Author befreckled Posted January 20, 2011 Author Posted January 20, 2011 ....I normally initiate talk about our next meeting as he's not as proactive as me! But he starts looking forward to it when we have dates planned. On hindsight, I am the one that initiated the trip that made us question if we wanted to see each other seriously. At that time, I wanted to take a vacation and thought he'd make a good vacation buddy! When we were leading up to it, he was quite excited and relished in me giving him the countdown. .... of course it's natural to want to be together...an LDR is the most unnatural thing ever. But that in no way makes you or the relationship you're working on disposable. If it wasn't worth it, you both wouldn't be trying so hard to make it work. I guess because, he is quite passive in nature, I have moments where I wonder if he just agrees with me cos' there's no real downside. I'm not there where he is, there's no time investment and I'm just some girl on the internet. It does sound silly writing it out. It's tough stuff as you all know and I wonder if the best way to handle this is to not deal with it at all. Live like I'm single (except not date other people). it is a mindset that I need to adjust to. What do you all think?
creighton0123 Posted January 20, 2011 Posted January 20, 2011 No silliness at all. An LDR requires one point of focus to endure: When will we next see one another. Without that, you're kind of just left counting down into an endless void of uncertainty. How far apart are the two of you? Count hours in driving, train, or plane. If a plane is involved that is > 100 one way, you may have to plan a full on vacation, but one of you should fork over the cost and take the trip. Without a next planned meeting, LDR's can be somewhat... stuck in a rut.

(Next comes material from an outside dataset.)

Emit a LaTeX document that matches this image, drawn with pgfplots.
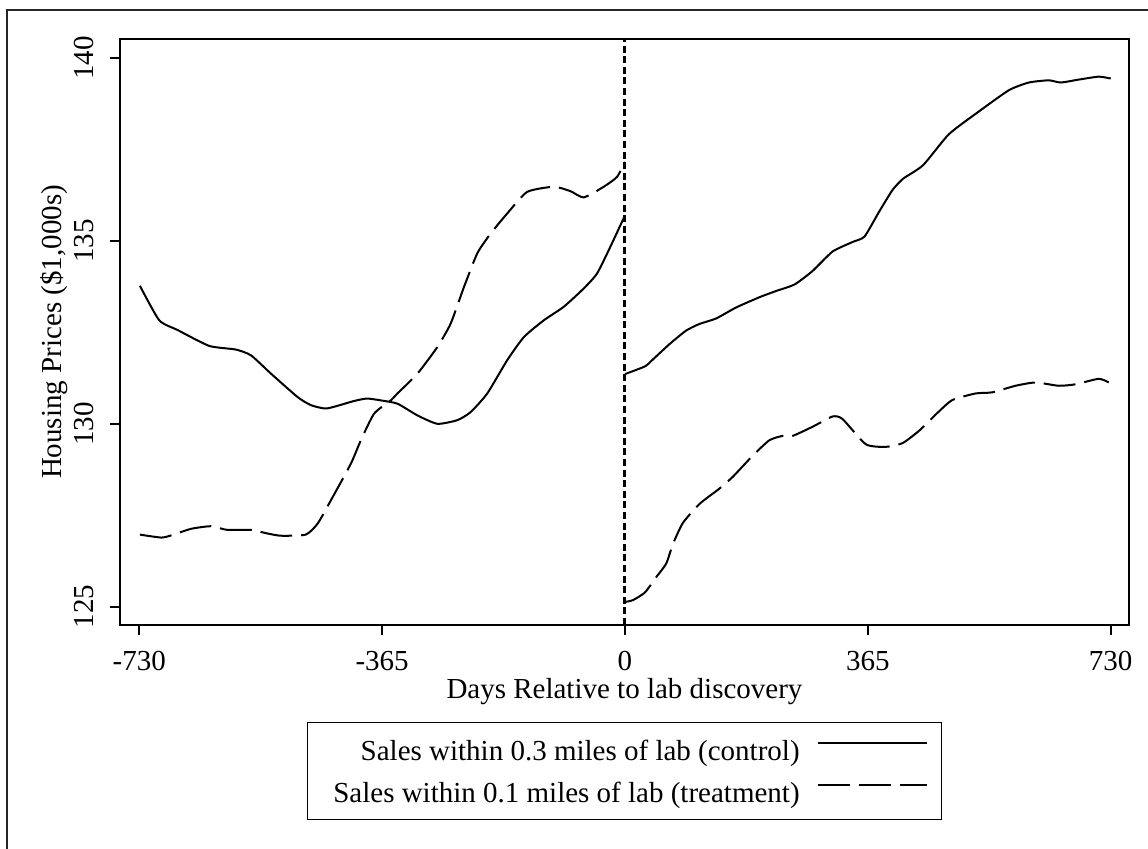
\documentclass[border=0pt]{standalone}
\usepackage{fontspec}
\setmainfont{Liberation Serif}
\usepackage{pgfplots}
\pgfplotsset{compat=1.18}
\begin{document}
\fontsize{14.5}{17.4}\selectfont
\begin{tikzpicture}
\path[use as bounding box] (-60pt,-112pt) rectangle (514pt,312.5pt);
\draw[line width=0.75pt, black!85] (-56.5pt,-113pt) -- (-56.5pt,307.5pt) -- (515pt,307.5pt);
\begin{axis}[
  at={(0pt,0pt)}, anchor=south west,
  scale only axis, width=504.5pt, height=293pt,
  xmin=-759, xmax=757.5, ymin=124.5, ymax=140.52,
  axis line style={line width=0.9pt},
  xtick={-730,-365,0,365,730}, xticklabels={-730,-365,0,365,730},
  ytick={125,130,135,140}, yticklabels={125,130,135,140},
  tick align=outside, xtick pos=bottom, ytick pos=left,
  major tick length=5pt, tick style={line width=0.9pt, black},
  xticklabel style={anchor=north, inner sep=0pt, yshift=-8pt},
  yticklabel style={xshift=-8pt, rotate=90, anchor=south, inner sep=0pt},
  xlabel={Days Relative to lab discovery},
  ylabel={Housing Prices (\$1,000s)},
  every axis x label/.style={at={(axis description cs:0.5,-0.1143)}, anchor=center},
  every axis y label/.style={at={(axis description cs:-0.0650,0.5)}, rotate=90, anchor=center},
  legend style={at={(axis description cs:0.5,-0.1655)}, anchor=north, draw=black, line width=0.7pt,
    inner xsep=7pt, inner ysep=6.5pt, row sep=6.5pt,
    nodes={inner sep=0pt, text height=12.5pt, text depth=2pt},
    /tikz/every odd column/.append style={column sep=8.5pt}},
  legend cell align=right, legend plot pos=right,
  legend image code/.code={\draw[#1] (0pt,3.5pt) -- (54.5pt,3.5pt);},
]
\addplot[black, line width=1pt, line join=round, smooth, tension=0.35] coordinates {
(-729,133.77) (-700,132.83) (-672,132.56) (-625,132.13) (-585,132.03) (-562,131.87) (-532,131.37) (-492,130.73) (-472,130.51) (-448,130.42) (-408,130.62) (-388,130.69) (-367,130.64) (-342,130.55) (-312,130.23) (-282,130.00) (-252,130.10) (-232,130.32) (-207,130.83) (-177,131.74) (-152,132.37) (-122,132.83) (-92,133.20) (-62,133.70) (-42,134.11) (-22,134.84) (0,135.70)
};
\addlegendentry{Sales within 0.3 miles of lab (control)}
\addplot[black, line width=1pt, line join=round, smooth, tension=0.35, dash pattern=on 16pt off 4.5pt] coordinates {
(-729,126.97) (-697,126.89) (-682,126.95) (-652,127.13) (-622,127.20) (-598,127.10) (-562,127.10) (-537,127.00) (-517,126.94) (-480,126.97) (-462,127.27) (-442,127.91) (-412,128.91) (-397,129.55) (-377,130.28) (-352,130.64) (-342,130.83) (-312,131.37) (-282,132.10) (-262,132.74) (-242,133.74) (-222,134.66) (-202,135.20) (-177,135.75) (-147,136.34) (-107,136.48) (-82,136.36) (-62,136.19) (-32,136.48) (-12,136.75) (0,137.16)
};
\addlegendentry{\hspace*{6pt}Sales within 0.1 miles of lab (treatment)}
\addplot[black, line width=1pt, line join=round, smooth, tension=0.35, forget plot] coordinates {
(0,131.36) (30,131.57) (42,131.76) (67,132.18) (92,132.55) (112,132.73) (137,132.88) (167,133.18) (202,133.46) (227,133.63) (255,133.81) (282,134.18) (312,134.71) (342,134.97) (360,135.12) (382,135.80) (402,136.39) (418,136.70) (448,137.07) (487,137.92) (532,138.54) (577,139.12) (607,139.33) (637,139.39) (655,139.33) (682,139.41) (712,139.49) (730,139.44)
};
\addplot[black, line width=1pt, line join=round, smooth, tension=0.35, dash pattern=on 16pt off 4.5pt, forget plot] coordinates {
(0,125.13) (12,125.18) (30,125.39) (47,125.81) (62,126.18) (72,126.71) (87,127.29) (112,127.81) (142,128.23) (162,128.55) (192,129.13) (217,129.55) (237,129.67) (252,129.67) (282,129.92) (312,130.20) (327,130.13) (362,129.44) (392,129.37) (417,129.47) (442,129.81) (472,130.34) (492,130.65) (527,130.83) (552,130.86) (587,131.04) (617,131.13) (652,131.04) (677,131.08) (712,131.23) (727,131.13)
};
\addplot[black, line width=1.5pt, dash pattern=on 3.5pt off 1.8pt, forget plot] coordinates {(0,124.5) (0,140.52)};
\end{axis}
\end{tikzpicture}
\end{document}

folieadeux Posted January 20, 2011 Posted January 20, 2011 On hindsight, I am the one that initiated the trip that made us question if we wanted to see each other seriously. At that time, I wanted to take a vacation and thought he'd make a good vacation buddy! When we were leading up to it, he was quite excited and relished in me giving him the countdown. I guess because, he is quite passive in nature, I have moments where I wonder if he just agrees with me cos' there's no real downside. I'm not there where he is, there's no time investment and I'm just some girl on the internet. It does sound silly writing it out. It's tough stuff as you all know and I wonder if the best way to handle this is to not deal with it at all. Live like I'm single (except not date other people). it is a mindset that I need to adjust to. What do you all think? You pretty much have to live like you're single (with the exception of dating other people if in an exclusive relationship) because we're not able to be there all the time for our partners. When not on visits or in the process of planning one, you're alone, but you don't have to be lonely. Keeping yourself busy and going about your own life doing whatever you enjoy is really the only way. We try to include each other in our lives as much as humanly possible without actually being there, but nothing replaces physical contact. I think it's too early for you two to be setting an end date or talking about the future as everything is still new. But when the time comes, you'll know, and it can't be you doing everything either. He'll have to start putting forth just as much effort as you are in resolving the distance. But, like I said, I wouldn't stress so much about that now, unless you already know that this may be an issue for him in the future.
Author befreckled Posted January 22, 2011 Author Posted January 22, 2011 ...How far apart are the two of you? Count hours in driving, train, or plane. If a plane is involved that is > 100 one way, you may have to plan a full on vacation, but one of you should fork over the cost and take the trip. Without a next planned meeting, LDR's can be somewhat... stuck in a rut. We are about 26hrs apart by flight. I cannot think of anywhere further. Oh wait, I take that back. He is about 30hours away from his native country. A vacation is not tough but, the fact that we have to put aside 2.5 days for travelling alone is somewhat mad. So, it takes a fair amount of planning. The issue of planning is abit tricky. As folieadeux says, it's new so, I would prefer not to be all up in his business (hurhur). Let things fall naturally in place which is TOUGH to say the least. We do not have a "we are seeing each other by xx date", much less an end date. I'm not adverse to travelling but we have to work out a date and both our schedules are very fluid at the moment. We just saw each other in Jan. You pretty much have to live like you're single (with the exception of dating other people if in an exclusive relationship)........ I agree after much thought. I'm in the midst of planning activities, trying to get out and just live like I am single. I have to say as difficult as taking the back seat was, it has paid off. He has initiated chat with me a couple more times. He made a few very sweet compliments and mentioned something which made me sit up and think "Ok, so this isn't in my head. I am in relationship" I was talking to him about going back to school, to change jobs mid career and mentioned schools in Europe and Asia. And he mentioned that if I was going to be studying anywhere, I should be where he is. which is something I did think about but never mentioned.
folieadeux Posted January 22, 2011 Posted January 22, 2011 Glad to see the taking a back seat paid off for you, it usually does if both people are at the same point in the relationship, which it sounds like you are.